First, noncompetes are contracts and, as such, must be supported by consideration — something of value, a bargained-for exchange. As such, they are not a “paper form of employer theft”; they are an exchange. This very point was recently addressed in The Ethics of Noncompete Clauses, by University of Georgia Professor Harrison Frye.
Similarly, the comment about employers using noncompetes to keep wages low, not only baselessly ascribes Machiavellian-level malevolence to employers, but it’s factually inaccurate. While most of the studies are focused on low-wage workers, other research suggests that higher-level employees (CEOs, Vice Presidents, and directors, among others) earn more money when they are bound by noncompetes than their peers who are not. Further, one well-regarded study shows that when an employee is given advance notice that a noncompete will be required, there tends to be a wage premium and other positive benefits compared to people who do not have noncompetes.* For more, see 15 Common Myths About Noncompetes Debunked, Myth #5 (Noncompetes depress wages).
Another common mistaken assumption built into the OpEd is that noncompetes have “crept into the workplace very quickly. A decade ago, fewer than 20 million workers were subject to them; now it is likely that more than 60 million workers, or between 30-50% of the private sector.” Putting aside that noncompetes have been used in the United States for over 200 years (including for salesmen, delivery drivers, and shipping clerks since at least the early 1900s, and indeed, have been around since the Middle Ages), we simply don’t have data to support either that they “crept into the workplace very quickly” or that they are being used with increased frequently. In short, the throw-away assertion of sudden, increased use of noncompetes — one repeated way too often — is very likely wrong.
Here’s the problem: The data relied upon is flawed and cherry picked, yet perpetuated without analysis.
Specifically, OpEd cites an article that in turn relies on a survey that shows a range (as of 2017) of “somewhere between 27.8% and 46.5% of private-sector workers are subject to noncompetes,” i.e., a range that does not speak to a change in use, but merely highlights the imprecision of the result. Nevertheless, to make the point that this result reflects an increase in noncompete use, the article then compares that result to an earlier survey suggesting that about 18.1% of workers were bound by a noncompete in 2014. Based on the comparison, the article concludes that the different outcomes “suggest that the use of noncompetes is growing.”
Seems reasonable, right?
Well, it’s not.
When read closely, the difference in survey results appears more likely to reflect the difference in, and quality of, the survey methods, as opposed to a sudden, nationwide, dramatic shift in how companies use noncompetes. Think Occam’s Razor. Indeed, the article even recognizes that the two surveys employed very different methods and had different potential defects.
To that point, a very recent analysis by Ryan Nunn, Katherine Lim, and Tyler Boesch of the Minneapolis Federal Reserve highlights the problem with comparing the two different methodologies and, if anything, suggests that there has been no growth, and even a slight dip, in the use of noncompetes. Specifically, based on data from 2017-2018, the Federal Reserve analysis concludes that only one in seven (roughly 15 percent, according to the study) of employees have a noncompete in the current or prior job. This result is obviously more aligned with the earlier 18.1% result, thus calling into question the dubious jump to the 27.8% to 46.5% estimate for that later timeframe.

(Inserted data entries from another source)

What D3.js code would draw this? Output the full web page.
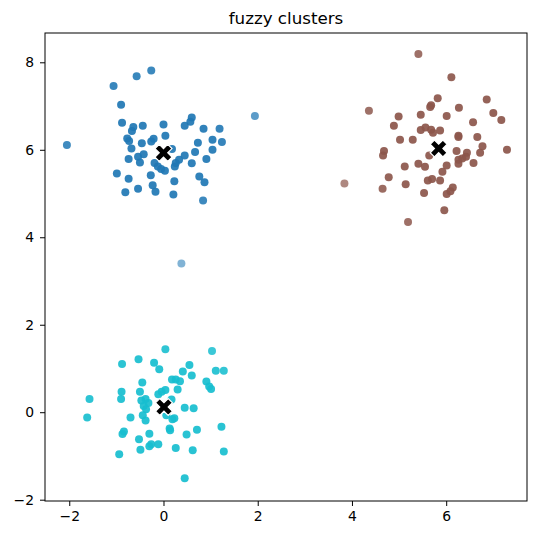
<!DOCTYPE html>
<html>
<head>
<meta charset="utf-8">
<script src="https://cdn.jsdelivr.net/npm/d3@7"></script>
<style>
  body { margin: 0; background: white; }
  text { font-family: "DejaVu Sans", sans-serif; }
</style>
</head>
<body>
<script>
// cluster points
let blueX = [-0.26,-0.57,-1.06,-0.90,-0.88,-0.64,-0.67,-0.44,0.00,0.04,-0.21,-0.26,-0.46,-0.77,-0.73,-0.68,-0.74,-0.54,-0.42,-0.50,-2.05,0.60,0.57,0.45,0.85,1.19,1.94,1.04,1.24,0.73,1.04,0.67,0.45,0.91,0.60,0.26,0.33,0.24,0.18,-0.19,-0.12,-0.05,0.03,-0.27,-0.99,-0.74,-0.54,-0.81,-0.23,-0.17,0.21,0.23,0.76,0.87,0.84,0.38]
let blueY = [7.81,7.68,7.46,7.03,6.62,6.52,6.43,6.55,6.58,6.32,6.25,6.19,6.15,6.26,6.20,6.03,5.79,5.84,5.90,5.71,6.11,6.74,6.64,6.55,6.48,6.48,6.77,6.23,6.18,6.16,6.00,5.95,5.87,5.79,5.69,5.70,5.77,5.62,6.02,5.70,5.62,5.56,5.52,5.42,5.46,5.34,5.11,5.03,5.19,5.04,4.98,5.28,5.39,5.26,4.84,3.40]

let brownX = [5.41,6.11,6.86,5.82,5.68,5.66,4.36,6.27,7.00,7.17,4.99,5.46,6.01,4.89,6.57,5.56,5.46,5.68,5.72,5.87,6.26,6.26,6.66,5.02,5.29,6.77,7.29,4.68,4.66,6.22,6.44,6.72,5.64,6.42,6.34,6.26,6.26,6.58,5.41,5.55,5.12,6.01,5.92,4.78,5.61,5.70,5.87,3.84,5.14,4.65,6.14,6.09,6.01,5.53,5.96,5.19]
let brownY = [8.19,7.66,7.15,7.18,7.02,6.98,6.89,6.96,6.84,6.68,6.76,6.80,6.77,6.55,6.63,6.51,6.45,6.46,6.39,6.44,6.32,6.29,6.29,6.23,6.23,6.08,6.00,5.97,5.87,5.97,5.93,5.93,5.87,5.84,5.80,5.77,5.68,5.70,5.68,5.61,5.62,5.64,5.50,5.37,5.30,5.33,5.30,5.23,5.21,5.11,5.14,5.05,4.99,5.01,4.62,4.35]

let cyanX = [0.04,1.03,-0.53,-0.88,-0.20,-0.09,0.55,0.41,0.60,1.11,1.28,0.18,0.26,0.35,-0.45,0.91,0.97,1.01,0.04,-0.04,-0.11,0.30,-0.89,-0.90,-0.50,-1.57,-0.47,-0.38,-0.32,0.17,-0.42,-0.37,-0.44,0.45,0.64,-1.62,-0.70,-0.38,0.06,0.19,0.23,0.13,0.14,0.71,1.23,-0.84,-0.87,-0.30,0.49,-0.52,-0.26,-0.30,-0.11,-0.49,0.26,0.62,1.28,-0.94,0.45]
let cyanY = [1.44,1.40,1.21,1.10,1.13,0.98,1.08,0.93,0.84,0.95,0.95,0.75,0.75,0.71,0.68,0.70,0.59,0.53,0.51,0.47,0.41,0.52,0.47,0.30,0.47,0.30,0.27,0.30,0.21,0.29,0.14,0.07,-0.07,0.10,0.09,-0.12,-0.12,-0.19,-0.07,-0.16,-0.14,-0.37,-0.41,-0.40,-0.33,-0.44,-0.50,-0.49,-0.51,-0.62,-0.73,-0.78,-0.73,-0.86,-0.82,-0.87,-0.90,-0.96,-1.51]

let centerX = [0.00, 5.84, 0.01]
let centerY = [5.93, 6.03, 0.12]
let colors = ['#1f77b4', '#8c564b', '#17becf']

let xTicks = [-2, 0, 2, 4, 6]
let yTicks = [-2, 0, 2, 4, 6, 8]

function main(){
    let width = 538, height = 538
    let margin = {top: 33, right: 11, bottom: 37, left: 45}

    let svg = d3.select('body')
        .append('svg')
        .attr('width', width)
        .attr('height', height)

    let xScale = d3.scaleLinear()
        .domain([-2.515, 7.715])
        .range([margin.left, width - margin.right])
    let yScale = d3.scaleLinear()
        .domain([-2.03, 8.67])
        .range([height - margin.bottom, margin.top])

    let clusters = [[blueX, blueY], [brownX, brownY], [cyanX, cyanY]]
    let points = []
    clusters.forEach((c, k) => {
        c[0].forEach((x, i) => points.push({x: x, y: c[1][i], k: k}))
    })

    // fuzzy membership (m = 2) -> opacity
    points.forEach(p => {
        let d = centerX.map((cx, j) => Math.hypot(p.x - cx, p.y - centerY[j]) + 1e-6)
        let s = 0
        d.forEach(dj => { s += (d[p.k] / dj) ** 2 })
        p.u = 1 / s
    })

    svg.append('g')
        .selectAll('circle')
        .data(points)
        .enter()
        .append('circle')
        .attr('cx', d => xScale(d.x))
        .attr('cy', d => yScale(d.y))
        .attr('r', 4)
        .attr('fill', d => colors[d.k])
        .attr('fill-opacity', d => Math.min(0.92, d.u))

    svg.append('g')
        .selectAll('path')
        .data(centerX)
        .enter()
        .append('path')
        .attr('d', d3.symbol().type(d3.symbolCross).size(180))
        .attr('transform', (d, i) => `translate(${xScale(d)},${yScale(centerY[i])}) rotate(45)`)
        .attr('fill', 'black')
        .attr('stroke', 'white')
        .attr('stroke-width', 1.2)

    let xAxis = svg.append('g')
        .attr('transform', `translate(0,${height - margin.bottom})`)
        .call(d3.axisBottom(xScale).tickValues(xTicks).tickSize(5).tickPadding(5))
    let yAxis = svg.append('g')
        .attr('transform', `translate(${margin.left},0)`)
        .call(d3.axisLeft(yScale).tickValues(yTicks).tickSize(5).tickPadding(6))
    ;[xAxis, yAxis].forEach(a => {
        a.select('.domain').remove()
        a.selectAll('text').attr('font-size', '13.9px').attr('fill', 'black')
            .attr('font-family', '"DejaVu Sans", sans-serif')
        a.selectAll('line').attr('stroke', 'black').attr('stroke-width', 1)
    })

    svg.append('rect')
        .attr('x', margin.left)
        .attr('y', margin.top)
        .attr('width', width - margin.left - margin.right)
        .attr('height', height - margin.top - margin.bottom)
        .attr('fill', 'none')
        .attr('stroke', 'black')
        .attr('stroke-width', 1)

    svg.append('text')
        .attr('x', (margin.left + width - margin.right) / 2)
        .attr('y', 24)
        .attr('text-anchor', 'middle')
        .attr('font-size', '16.7px')
        .text('fuzzy clusters')
}

main()
</script>
</body>
</html>
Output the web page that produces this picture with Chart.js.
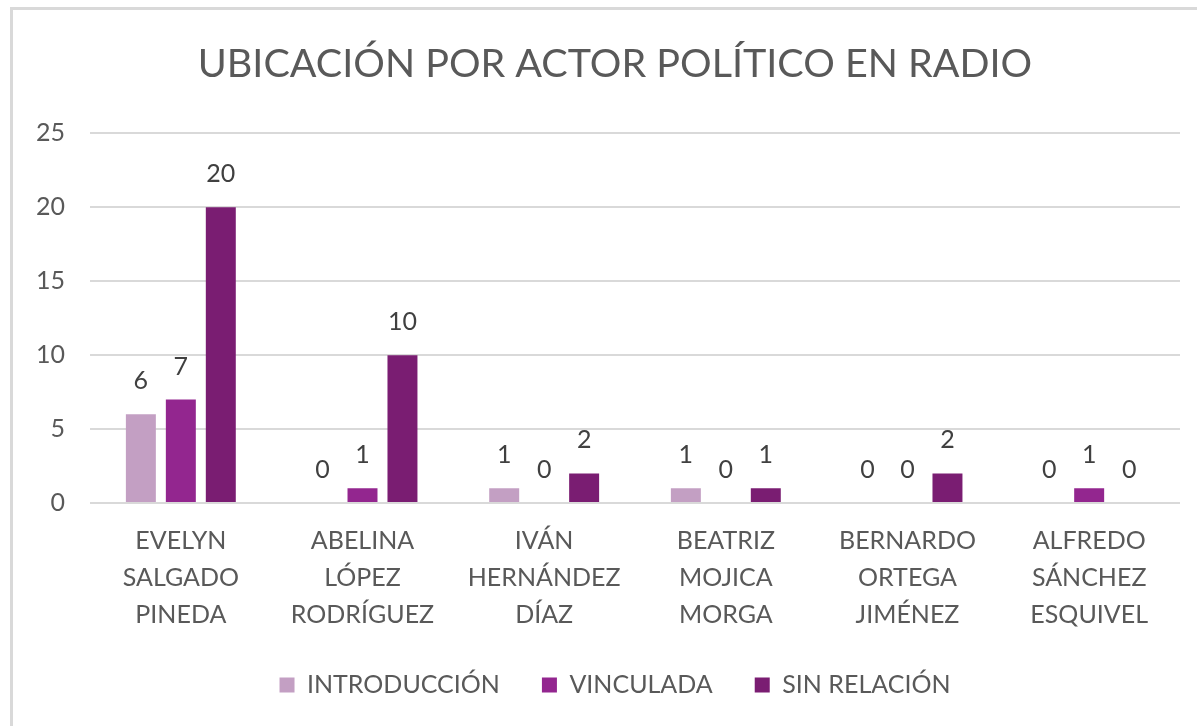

To dig a bit deeper, Mr. Lee’s article references this Minneapolis Federal Reserve study and contends that the “topline 15 percent figure likely understates how widely noncompete clauses are used in the labor market” because it’s based on employee responses and employees “don’t always read their contracts carefully or remember what they’ve signed.” This speculation about what employees may remember is probably right. But, in my experience, while people do in fact sometimes forget that they signed a noncompete, they also frequently mistakenly believe that they did sign a noncompete, even when they signed only some other type of restrictive covenant (like a nonsolicitation agreement). Further, if the 15 percent is an underestimate, the same criticism would necessarily apply to the 18.1% 2014 baseline estimate. Accordingly, both estimates are either accurate, understated, or overstated. Whichever it is, two studies together seem to suggest only that companies have not materially changed their use of noncompetes — a result consistent with a leveling off of noncompete decisions, also suggesting that companies are no more reliant on noncompetes now than they were a decade ago (a period encompassing the supposed 2014-to-2017 spike in use).
Suffice it to say that I am constantly on the lookout for research on noncompetes, and have never seen proper support for the suggestion that there is an actual increase in use of noncompetes. The closest is a study showing that noncompetes were increasingly used for CEOs from 1992 to 2014 (the period for which there was data). For more, see 15 Common Myths About Noncompetes Debunked, Myth #4 (Noncompetes are being used and enforced with increasing frequency).
It also bears noting that people often look at studies about the theoretical impacts of noncompetes on low-wage workers to justify a ban of noncompetes on all workers, regardless of the workers’ positions or industries. However, those studies are limited in their application. And, to the contrary, as noted above, other studies show that noncompetes can have positive wage effects both for CEOs, Vice Presidents, and directors, and people who have received advance notice that a noncompete would be required.
Not to bury the lead, but also critically important, the burgeoning research that has examined noncompetes are now being called into question by recent research by Professors Natarajan Balasubramanian, Evan Starr, and Shotaro Yamaguchi. Specifically, in their recent paper, Bundling Postemployment Restrictive Covenants: When, Why, and How It Matters, the professors observed that because companies “bundle” multiple restrictive covenants, it seems that the results of the prior studies, which focus on just noncompetes, turn out to be potentially “misleading” and “need to [be] carefully reconsider[ed].” Further, addressing the correlation-implies-causation fallacy, the professors acknowledge that they cannot assess all of the variables at play, and therefore need to “refrain from making any strong causal claims.”
Coming back to the main point, the bottomline is that we’re seeing too much misinformation out that there is threatening to lead to poor policy decisions that can have seriously adverse impacts on the economy.
My request: Please just report accurately, and let’s have an honest discussion. It takes time to do the homework, but it’s the obligation of anyone making or influencing political policy.
[*] In fairness, as Evan Starr quite appropriately points out to me, it’s important to remember that the studies showing positive effects of noncompetes suffer from the same inability to establish causation (as opposed to correlation) as the studies showing negative effects.